Feds mull pull back on program for Solyndra, nuclear, fossil fuels
(Bloomberg) - President Donald Trump’s advisers have recommended the Energy Department freeze and consider ending a loan program that famously backed the failed solar panel maker Solyndra, according to two people familiar with the plan.
A memo prepared by Trump’s transition team for Energy secretary nominee Rick Perry calls for a halt to new loan guarantees while the department determines what should be done with more than $25 billion still available for use, the people said. That would give the administration time to determine whether the program, initially created in legislation signed by then-President George W. Bush, should be shut down entirely.
Either way, the Energy Department would continue to administer the $30 billion portfolio it has of existing loans and guarantees, according to the people who declined to be identified discussing the memo because it isn’t public. The aid has helped nuclear plants and wind farms, solar-panel fabricators and the geothermal industry. Brian Mahar, a spokesman for the loan programs office, declined to comment.
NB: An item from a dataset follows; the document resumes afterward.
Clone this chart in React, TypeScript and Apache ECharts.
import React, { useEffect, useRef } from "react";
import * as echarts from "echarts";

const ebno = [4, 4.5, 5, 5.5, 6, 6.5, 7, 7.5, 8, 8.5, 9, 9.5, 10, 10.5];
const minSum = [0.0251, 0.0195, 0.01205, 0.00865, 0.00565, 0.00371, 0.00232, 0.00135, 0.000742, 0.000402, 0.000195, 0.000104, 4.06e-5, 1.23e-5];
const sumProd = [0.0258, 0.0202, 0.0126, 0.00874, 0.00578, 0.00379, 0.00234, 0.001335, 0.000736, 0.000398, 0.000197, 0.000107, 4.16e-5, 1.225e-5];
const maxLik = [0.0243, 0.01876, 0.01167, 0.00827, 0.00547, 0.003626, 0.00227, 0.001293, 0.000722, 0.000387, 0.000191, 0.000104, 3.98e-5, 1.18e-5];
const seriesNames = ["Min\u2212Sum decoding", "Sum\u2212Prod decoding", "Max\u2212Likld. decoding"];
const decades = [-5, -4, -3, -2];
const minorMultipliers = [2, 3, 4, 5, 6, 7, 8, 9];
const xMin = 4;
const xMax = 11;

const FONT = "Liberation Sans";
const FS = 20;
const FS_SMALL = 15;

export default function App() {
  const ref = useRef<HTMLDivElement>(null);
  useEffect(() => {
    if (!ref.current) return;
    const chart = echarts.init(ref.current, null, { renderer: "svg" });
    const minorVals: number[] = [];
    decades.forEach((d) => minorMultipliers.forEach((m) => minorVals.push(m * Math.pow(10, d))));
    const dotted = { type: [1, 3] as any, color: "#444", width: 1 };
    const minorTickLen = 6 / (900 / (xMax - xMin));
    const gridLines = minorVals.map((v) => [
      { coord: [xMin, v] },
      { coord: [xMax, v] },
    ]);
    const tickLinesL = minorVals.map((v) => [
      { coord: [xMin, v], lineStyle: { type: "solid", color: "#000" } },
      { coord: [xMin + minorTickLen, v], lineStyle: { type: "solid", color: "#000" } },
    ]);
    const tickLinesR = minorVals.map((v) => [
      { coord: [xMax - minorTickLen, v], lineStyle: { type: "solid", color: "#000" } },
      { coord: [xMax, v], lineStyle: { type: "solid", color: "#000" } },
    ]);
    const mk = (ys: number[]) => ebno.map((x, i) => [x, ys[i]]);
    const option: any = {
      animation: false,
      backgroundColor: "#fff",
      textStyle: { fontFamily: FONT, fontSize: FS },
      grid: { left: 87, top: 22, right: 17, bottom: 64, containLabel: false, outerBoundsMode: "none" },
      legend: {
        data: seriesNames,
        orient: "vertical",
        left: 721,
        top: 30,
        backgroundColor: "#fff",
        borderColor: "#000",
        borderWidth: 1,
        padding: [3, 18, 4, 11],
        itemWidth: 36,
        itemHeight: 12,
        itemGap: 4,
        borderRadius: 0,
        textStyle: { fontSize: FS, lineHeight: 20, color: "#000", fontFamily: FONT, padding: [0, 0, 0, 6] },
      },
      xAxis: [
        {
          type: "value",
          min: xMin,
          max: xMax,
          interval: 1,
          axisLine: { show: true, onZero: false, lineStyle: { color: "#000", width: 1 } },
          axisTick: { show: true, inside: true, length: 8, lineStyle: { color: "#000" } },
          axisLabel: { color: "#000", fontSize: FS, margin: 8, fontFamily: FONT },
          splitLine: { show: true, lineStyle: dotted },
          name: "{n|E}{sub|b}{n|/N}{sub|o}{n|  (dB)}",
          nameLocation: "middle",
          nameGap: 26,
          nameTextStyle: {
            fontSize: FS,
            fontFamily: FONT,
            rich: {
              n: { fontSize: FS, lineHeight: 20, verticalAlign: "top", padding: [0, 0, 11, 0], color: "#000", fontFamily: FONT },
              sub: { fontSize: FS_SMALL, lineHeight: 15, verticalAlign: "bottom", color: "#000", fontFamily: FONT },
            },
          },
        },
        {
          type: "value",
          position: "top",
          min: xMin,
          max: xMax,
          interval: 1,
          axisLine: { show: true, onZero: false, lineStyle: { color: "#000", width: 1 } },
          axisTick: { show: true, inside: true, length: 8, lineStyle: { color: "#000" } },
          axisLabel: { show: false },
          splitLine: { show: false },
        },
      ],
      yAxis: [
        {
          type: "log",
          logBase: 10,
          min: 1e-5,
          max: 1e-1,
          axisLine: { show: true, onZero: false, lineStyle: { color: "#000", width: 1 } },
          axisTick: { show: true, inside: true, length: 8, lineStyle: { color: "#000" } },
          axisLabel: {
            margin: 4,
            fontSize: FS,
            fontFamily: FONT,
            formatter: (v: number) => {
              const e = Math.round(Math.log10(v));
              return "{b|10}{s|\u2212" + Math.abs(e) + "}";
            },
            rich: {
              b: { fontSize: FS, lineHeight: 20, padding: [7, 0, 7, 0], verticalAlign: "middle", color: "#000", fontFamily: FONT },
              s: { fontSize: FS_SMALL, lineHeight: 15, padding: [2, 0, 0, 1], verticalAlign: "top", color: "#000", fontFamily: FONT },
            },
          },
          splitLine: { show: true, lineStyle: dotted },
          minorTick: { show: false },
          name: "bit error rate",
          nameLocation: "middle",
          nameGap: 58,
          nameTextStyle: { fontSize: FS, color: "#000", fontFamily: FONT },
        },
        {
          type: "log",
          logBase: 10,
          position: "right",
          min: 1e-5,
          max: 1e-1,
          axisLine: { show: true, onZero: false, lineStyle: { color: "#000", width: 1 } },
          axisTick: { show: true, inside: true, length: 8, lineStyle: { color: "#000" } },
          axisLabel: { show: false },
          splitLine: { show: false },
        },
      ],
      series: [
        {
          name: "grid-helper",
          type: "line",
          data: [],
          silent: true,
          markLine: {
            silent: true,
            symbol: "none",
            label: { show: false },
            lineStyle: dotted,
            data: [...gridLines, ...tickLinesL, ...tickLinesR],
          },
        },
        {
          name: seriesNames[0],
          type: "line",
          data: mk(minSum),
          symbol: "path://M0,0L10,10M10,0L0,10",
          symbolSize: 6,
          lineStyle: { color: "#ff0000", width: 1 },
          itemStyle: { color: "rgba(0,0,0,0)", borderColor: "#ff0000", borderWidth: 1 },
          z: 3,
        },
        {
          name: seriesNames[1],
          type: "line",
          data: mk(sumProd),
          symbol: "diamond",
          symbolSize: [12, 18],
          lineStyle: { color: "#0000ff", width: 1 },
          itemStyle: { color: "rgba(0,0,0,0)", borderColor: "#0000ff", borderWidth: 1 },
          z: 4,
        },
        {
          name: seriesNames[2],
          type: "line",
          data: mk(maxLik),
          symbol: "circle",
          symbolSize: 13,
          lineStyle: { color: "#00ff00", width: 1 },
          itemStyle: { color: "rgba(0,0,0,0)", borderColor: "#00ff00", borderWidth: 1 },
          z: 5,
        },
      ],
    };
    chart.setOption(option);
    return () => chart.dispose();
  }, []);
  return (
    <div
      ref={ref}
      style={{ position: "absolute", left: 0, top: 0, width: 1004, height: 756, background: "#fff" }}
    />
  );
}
"Now is the opportunity to wind down the program for all technologies and get the government out of backing loans completely," said Nick Loris, a fellow at the conservative Heritage Foundation, which has long recommended the program be ended. Loris said he didn’t have direct knowledge of the Trump team’s recommendations.
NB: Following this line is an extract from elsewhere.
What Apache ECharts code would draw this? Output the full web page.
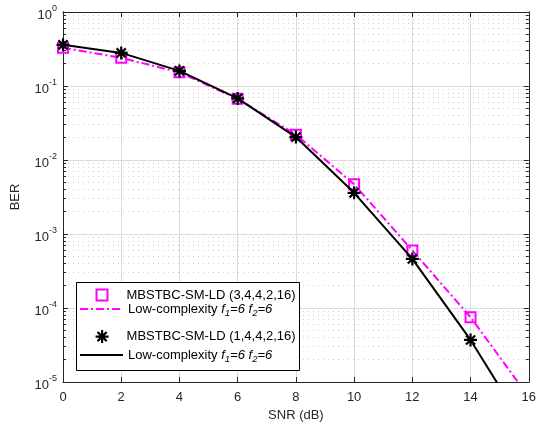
<!DOCTYPE html>
<html><head><meta charset="utf-8">
<script src="https://cdn.jsdelivr.net/npm/echarts@6/dist/echarts.min.js"></script>
<style>html,body{margin:0;padding:0;background:#fff}#c{width:539px;height:430px}</style>
</head><body><div id="c"></div>
<script>
const snr = [0, 2, 4, 6, 8, 10, 12, 14, 16];
const berMag = [0.33, 0.24, 0.153, 0.067, 0.022, 0.0047, 6.0e-4, 7.5e-5, 6.3e-6];
const berBlk = [0.36, 0.28, 0.16, 0.068, 0.0204, 0.0036, 4.6e-4, 3.7e-5, 2.0e-6];
const xTicks = [0, 2, 4, 6, 8, 10, 12, 14, 16];
const yMajor = [1e-5, 1e-4, 1e-3, 1e-2, 1e-1, 1];
const yMinor = [];
for (let e = -5; e < 0; e++) for (let m = 2; m <= 9; m++) yMinor.push(+(m * Math.pow(10, e)).toPrecision(3));
const names = ['MBSTBC-SM-LD (3,4,4,2,16)', 'lc1', 'MBSTBC-SM-LD (1,4,4,2,16)', 'lc2'];
const lcText = 'Low-complexity {i|f}{sub|1}{i|=6 f}{sub|2}{i|=6}';

const MAG = '#ff00ff';
const FONT = '"Liberation Sans", Arial, sans-serif';
const TXT = '#262626';
const ast = 'path://M5 0L5 10M0 5L10 5M1.5 1.5L8.5 8.5M8.5 1.5L1.5 8.5';
const sq = 'path://M0 0L10 0L10 10L0 10Z';
const clear = { color: 'rgba(0,0,0,0)', borderColor: 'rgba(0,0,0,0)', borderWidth: 0 };

const pairs = a => snr.map((x, i) => [x, a[i]]);
const legRich = { i: { fontStyle: 'italic', fontSize: 13, fontFamily: FONT, color: '#000' },
  sub: { fontStyle: 'italic', fontSize: 9.5, fontFamily: FONT, color: '#000', padding: [8, 0, 0, 0] } };
function leg(name, left, top, icon, itemStyle, w, h, padLeft) {
  const d = { name: name, itemStyle: itemStyle };
  if (icon) d.icon = icon;
  return { show: true, left: left, top: top, padding: 0, itemWidth: w, itemHeight: h, itemGap: 0,
    symbolKeepAspect: true,
    textStyle: { fontSize: 13, fontFamily: FONT, color: '#000', rich: legRich, padding: [0, 0, 0, padLeft] },
    formatter: n => (n === 'lc1' || n === 'lc2') ? lcText : n,
    data: [d], selectedMode: false, z: 10 };
}
const yLab = { show: true, fontSize: 12, fontFamily: FONT, color: TXT, margin: 6,
  formatter: v => '{b|10}{s|' + Math.round(Math.log10(v)) + '}',
  rich: { b: { fontSize: 13, fontFamily: FONT, color: TXT, padding: [6, 0, 0, 0] }, s: { fontSize: 9, fontFamily: FONT, color: TXT, padding: [0, 0, 6, 0] } } };
function yAx(pos, major, showLab) {
  return { type: 'log', logBase: 10, min: 1e-5, max: 1, position: pos,
    axisLine: { show: true, onZero: false, lineStyle: { color: '#262626', width: 1 } },
    axisTick: { show: true, inside: true, length: major ? 5 : 3, customValues: major ? yMajor : yMinor, lineStyle: { color: '#262626' } },
    axisLabel: showLab ? Object.assign({ customValues: yMajor }, yLab) : { show: false },
    splitLine: { show: pos === 'left', lineStyle: major ? { color: '#dcdcdc', width: 1 } : { color: '#cfcfcf', width: 1, type: [1, 4] } },
    name: showLab ? 'BER' : '', nameLocation: 'middle', nameGap: 41, nameRotate: 90,
    nameTextStyle: { fontSize: 13, fontFamily: FONT, color: TXT } };
}
const option = {
  animation: false,
  grid: { left: 63, top: 12, right: 7, bottom: 48 },
  xAxis: [
    { type: 'value', min: 0, max: 16, interval: 2, position: 'bottom',
      axisLine: { onZero: false, lineStyle: { color: '#262626' } },
      axisTick: { inside: true, length: 5, lineStyle: { color: '#262626' } },
      axisLabel: { fontSize: 13, fontFamily: FONT, color: TXT, margin: 9, formatter: v => String(v) },
      splitLine: { show: true, lineStyle: { color: '#dcdcdc' } },
      name: 'SNR (dB)', nameLocation: 'middle', nameGap: 25, nameTextStyle: { fontSize: 13, fontFamily: FONT, color: TXT } },
    { type: 'value', min: 0, max: 16, interval: 2, position: 'top',
      axisLine: { onZero: false, lineStyle: { color: '#262626' } },
      axisTick: { inside: true, length: 5, lineStyle: { color: '#262626' } },
      axisLabel: { show: false }, splitLine: { show: false } }
  ],
  yAxis: [yAx('left', true, true), yAx('left', false, false), yAx('right', true, false), yAx('right', false, false)],
  legend: [
    leg(names[0], 95.5, 288.5, sq, { color: 'rgba(0,0,0,0)', borderColor: MAG, borderWidth: 2 }, 11, 11, 14),
    leg(names[1], 79, 302.5, null, clear, 43, 14, 0),
    leg(names[2], 94.5, 329, ast, { color: 'rgba(0,0,0,0)', borderColor: '#000', borderWidth: 2.2 }, 13, 13, 13),
    leg(names[3], 79, 348.5, null, clear, 43, 14, 0)
  ],
  graphic: [{ type: 'rect', left: 76, top: 282, shape: { width: 223, height: 88 }, z: 8,
    style: { fill: '#fff', stroke: '#000', lineWidth: 1 } }],
  series: [
    { name: names[0], type: 'line', data: pairs(berMag), symbol: sq, symbolSize: 10,
      itemStyle: { color: 'rgba(0,0,0,0)', borderColor: MAG, borderWidth: 2 }, lineStyle: { width: 0, opacity: 0 }, z: 3 },
    { name: names[1], type: 'line', data: pairs(berMag), showSymbol: false, symbol: 'none',
      itemStyle: { color: MAG }, lineStyle: { color: MAG, width: 2, type: [8, 3, 2, 3] }, z: 2 },
    { name: names[2], type: 'line', data: pairs(berBlk), symbol: ast, symbolSize: 13,
      itemStyle: { color: 'rgba(0,0,0,0)', borderColor: '#000', borderWidth: 2.2 }, lineStyle: { width: 0, opacity: 0 }, z: 5 },
    { name: names[3], type: 'line', data: pairs(berBlk), showSymbol: false, symbol: 'none',
      itemStyle: { color: '#000' }, lineStyle: { color: '#000', width: 2 }, z: 4 }
  ]
};
const chart = echarts.init(document.getElementById('c'), null, { renderer: 'canvas' });
chart.setOption(option);
</script></body></html>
The program is meant to help finance energy projects too risky to get traditional financing from banks. Since then it has made about $1.65 billion in interest for the government and has a loss ratio of about 2 percent. In addition to the funds available for wind, solar and storage technologies, it has $8.5 billion left for fossil-energy and $12.5 billion for nuclear plants.
Perry appeared to voice support for the program during his confirmation hearing last month telling Senator Bill Cassidy that a guarantee for carbon-capture project in Cassidy’s home state of Louisiana "appears to make sense," and that he is a "big believer" that government has a role to play in commercializing new technologies.
In his follow-up, written response to senators questions, Perry was more measured, saying he would review the program "and evaluate its successes and failures." He wrote, according to a copy provided to senators: "I am committed to both investing in energy innovation and using taxpayer dollars responsibly."
New technologies -- be they sleek electric vehicle plants, solar-cell factories or molten salt storage facilities -- can’t get the capital they need from commercial lenders, according to supporters of the loan program. The government backing is meant to fill the breach.
"It’s a lost opportunity," said Greg Wetstone, the head of the American Council On Renewable Energy, a trade group that represents companies ranging from renewable energy consumer Amazon.com Inc. to solar manufacturer First Solar Inc. "Where can we go to help give birth to a new sector?"
But members of Trump’s transition team and the initial agency hires are critics of the program. They argue that it meddles with the free market and subsidizes clean energy over fossil fuels. They have continued to highlight the program’s $535 million loan guarantee to Solyndra in making the case that it’s a failure and fraught with waste. Solyndra filed for bankruptcy.
"I hope what we do is have a DOE secretary who is going to kind of bring it to a pause so we can figure out exactly what is taking place," Representative Marsha Blackburn, a member of the Trump transition team executive committee, said in an interview before the recommendations to Perry were drafted. The administration must "make sure that money is not being wasted."
Supporters say by that metric, the program should continue.
"It’s not at all clear what’s not to like about this program," Mark McCall, the director of the DOE’s Loan Programs Office at the end of the Obama administration, said in an interview. "It has literally changed the world."
Since the program was ramped up under President Barack Obama, it guaranteed loans to Southern Co. subsidiary Georgia Power for the construction of the Vogtle plant, the first new nuclear reactor in 30 years. It also provided $1.6 billion in loan guarantees for NRG Energy Inc.’s Ivanpah solar plant in Southern California, the largest solar-thermal power plant in the world, and the first of its kind in the U.S.